About the time spring decides bloom; two fronts exchange calling cards and the barometric pressure drops. We, in the little corners of civilization we call home, start to dream of warmer days and life beyond the dreary lives we lead. Perhaps if we play our cards right, the darkness is indeed over. The weather around us will be reflected by the date on the calendar. That’s not how life goes.
Winter doesn’t care about equinoxes and calendars. Instead, it conspires with liturgical seasons like Lent to come back to life at the least opportune time. In the late grey days of a dying March, both winter and Lent find their voices in the wind, clouds, and waves just beyond our reach. Their silent rage taunts me. See us and say! Begging to be addressed, asking to be considered, and knowing I am powerless to do otherwise. Tell us who we are, they say. Explain to us, they ask. Force us into a greater sense of meaning, they pray. We are what you expected, they exclaim. Give us our due. Make us holy. Create Lent.
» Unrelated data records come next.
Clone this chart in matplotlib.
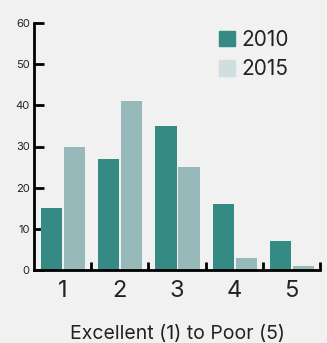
import matplotlib
matplotlib.use("Agg")
import matplotlib.pyplot as plt
from matplotlib.patches import Patch
import numpy as np

categories = ["1", "2", "3", "4", "5"]
values_2010 = [15, 27, 35, 16, 7]
values_2015 = [30, 41, 25, 3, 1]
y_ticks = [0, 10, 20, 30, 40, 50, 60]

plt.rcParams['font.family'] = ['Inter', 'DejaVu Sans']

bg = "#f1f1f1"
c2010 = "#368a84"
c2015 = "#97b9b9"
c2015_legend = "#cfdfdf"

fig = plt.figure(figsize=(3.27, 3.43), dpi=100, facecolor=bg)
ax = fig.add_axes([34/327, 73/343, 286/327, 247/343], facecolor=bg)

x = np.arange(len(categories))
w = 0.37
ax.bar(x + 0.307, values_2010, width=w, color=c2010, zorder=2)
ax.bar(x + 0.71, values_2015, width=w, color=c2015, zorder=2)

ax.set_xlim(0, len(categories))
ax.set_ylim(0, 60)
ax.set_yticks(y_ticks)
ax.set_yticklabels([str(t) for t in y_ticks], fontsize=8, color="#222222")
ax.set_xticks(np.arange(1, len(categories) + 1))
ax.set_xticklabels([])
ax.set_xticks(x + 0.5, minor=True)
ax.set_xticklabels(categories, minor=True, fontsize=17, color="#222222")
ax.tick_params(axis="x", which="minor", length=0, pad=7)
ax.tick_params(axis="x", which="major", direction="in", length=6, width=2)
ax.tick_params(axis="y", direction="in", length=7, width=2, pad=3)

for s in ["top", "right"]:
    ax.spines[s].set_visible(False)
for s in ["left", "bottom"]:
    ax.spines[s].set_linewidth(2)
    ax.spines[s].set_zorder(3)

ax.set_xlabel("Excellent (1) to Poor (5)", fontsize=14, color="#222222", labelpad=17)

handles = [Patch(color=c2010, label="2010"), Patch(color=c2015_legend, label="2015")]
ax.legend(handles=handles, loc="upper right", bbox_to_anchor=(0.955, 1.048), frameon=False,
          fontsize=15, handlelength=0.75, handleheight=0.75, handletextpad=0.3, labelspacing=0.45,
          labelcolor="#222222")

fig.savefig("out.png", dpi=100, facecolor=bg)
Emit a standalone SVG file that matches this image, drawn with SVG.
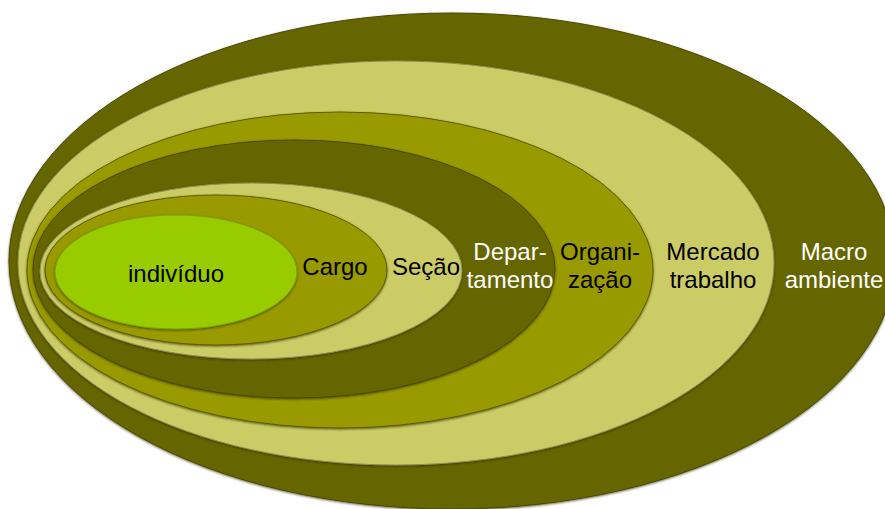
<svg xmlns="http://www.w3.org/2000/svg" width="885" height="509" viewBox="0 0 885 509">
<defs>
<filter id="sh" x="-5%" y="-5%" width="110%" height="112%">
<feDropShadow dx="0" dy="1" stdDeviation="0.8" flood-color="#2a2a00" flood-opacity="0.7"/>
</filter>
</defs>
<style>
.dark{fill:#666600;stroke:#4a4a00;stroke-width:1}
.light{fill:#cccc66;stroke:#8f8f55;stroke-width:1}
.olive{fill:#999900;stroke:#5e5e00;stroke-width:1}
.green{fill:#99cc00;stroke:#7aa300;stroke-width:1}
text{font-family:"Liberation Sans",Arial,sans-serif;font-size:24px;text-anchor:middle}
.b{fill:#000000}
.w{fill:#ffffff}
</style>
<rect width="885" height="509" fill="#ffffff"/>
<g id="macro-ambiente">
<ellipse class="dark" cx="452" cy="261" rx="443" ry="248" filter="url(#sh)"/>
<text class="w" x="834" y="260">Macro</text>
<text class="w" x="834" y="288">ambiente</text>
</g>
<g id="mercado-trabalho">
<ellipse class="light" cx="396" cy="263" rx="378" ry="202" filter="url(#sh)"/>
<text class="b" x="713" y="260">Mercado</text>
<text class="b" x="713" y="288">trabalho</text>
</g>
<g id="organizacao">
<ellipse class="olive" cx="340" cy="270" rx="313" ry="158" filter="url(#sh)"/>
<text class="b" x="600" y="260">Organi-</text>
<text class="b" x="600" y="288">zação</text>
</g>
<g id="departamento">
<ellipse class="dark" cx="294" cy="269" rx="261" ry="129" filter="url(#sh)"/>
<text class="w" x="510" y="260">Depar-</text>
<text class="w" x="510" y="288">tamento</text>
</g>
<g id="secao">
<ellipse class="light" cx="251" cy="271" rx="211" ry="88" filter="url(#sh)"/>
<text class="b" x="426" y="275">Seção</text>
</g>
<g id="cargo">
<ellipse class="olive" cx="216" cy="270" rx="171" ry="75" filter="url(#sh)"/>
<text class="b" x="335" y="275">Cargo</text>
</g>
<g id="individuo">
<ellipse class="green" cx="176" cy="272" rx="121" ry="57" filter="url(#sh)"/>
<text class="b" x="176" y="282">indivíduo</text>
</g>
</svg>
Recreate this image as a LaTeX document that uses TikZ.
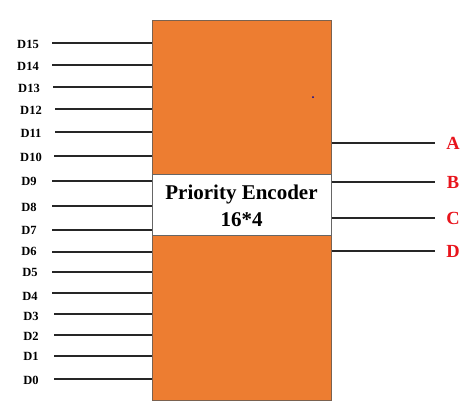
\documentclass[tikz,border=0pt]{standalone}
\usepackage{fontspec}
\setmainfont{Liberation Serif}
\definecolor{encorange}{HTML}{ED7D31}
\definecolor{encedge}{HTML}{7A6250}
\definecolor{outred}{HTML}{E8141C}
\begin{document}
\begin{tikzpicture}[x=1pt,y=-1pt,
  inlabel/.style={font=\fontsize{12.5}{14}\selectfont\bfseries, anchor=center, inner sep=0pt},
  outlabel/.style={font=\fontsize{18.5}{20}\selectfont\bfseries, text=outred, anchor=center, inner sep=0pt},
  wire/.style={draw=black!85, line width=1.2pt},
  ]
\useasboundingbox (0,0) rectangle (474,416);
\node[draw=encedge, line width=0.9pt, fill=encorange, minimum width=179pt, minimum height=380pt, inner sep=0pt, anchor=north west] (enc) at (152,20) {};
\node[draw=gray!80!black, line width=0.7pt, fill=white, minimum width=179pt, minimum height=61pt, inner sep=0pt, anchor=north west] (band) at (152,174) {};
\node[font=\fontsize{21}{27}\selectfont\bfseries, align=center, inner sep=0pt] (title) at (241.5,205.5) {Priority Encoder\\16*4};
\fill[blue!60!black] (313,97) circle (1pt);
% inputs
\foreach \n/\ly/\wy/\lx/\sx in {15/44/43/28/52, 14/66/65/28/52, 13/88/87/29/53, 12/110/109/31/55, 11/133/132/31/55, 10/157/156/31/54, 9/181/181/29/52, 8/207/206/29/52, 7/230/230/29/52, 6/251/252/29/52, 5/272/272/30/52, 4/296/293/30/52, 3/316/314/31/54, 2/336/335/31/54, 1/356/356/31/54, 0/380/379/31/54}{
  \node[inlabel] (d\n) at (\lx,\ly) {D\n};
  \coordinate (s\n) at (\sx,\wy);
  \draw[wire] (s\n) -- (s\n -| enc.west);
}
% outputs
\foreach \o/\y in {A/143, B/182, C/218, D/251}{
  \coordinate (e\o) at (435,\y);
  \node[outlabel] (o\o) at (453,\y) {\o};
  \draw[wire] (enc.east |- e\o) -- (e\o);
}
\end{tikzpicture}
\end{document}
I cannot sanctify what I do not understand. You are a fleeting expression of God’s presence. In a moment you surround me, chill me, frighten me, and leave me unsteady. I am unable to move. You ask more than I am able to give. The God of Lent is the God whose presence paralyzes our steps, thoughts, and reality. When we cannot comprehend beyond the moment, we become Lent. We become part of the God we cannot discern. Embracing unknowing is the first step of the Lenten journey.
I am not the creator of Lent. I don’t do Lent. Lent does me. Lent does not take shape and meaning through me. I am formed by the Lent which finds me on days like today. We live out Lent one cloud, gust, and wave at a time. Tomorrow’s Lent should be different. We change, so will your Lent. Our experiences, while vastly different and guided by the God who unsettles our lives will eventually lead us to the same place. Where we go, what we see, and what we feel before we arrive at the table is not up for me to describe or you to know. Just hear this, we will get there. Today, please be where you are, in your Lent.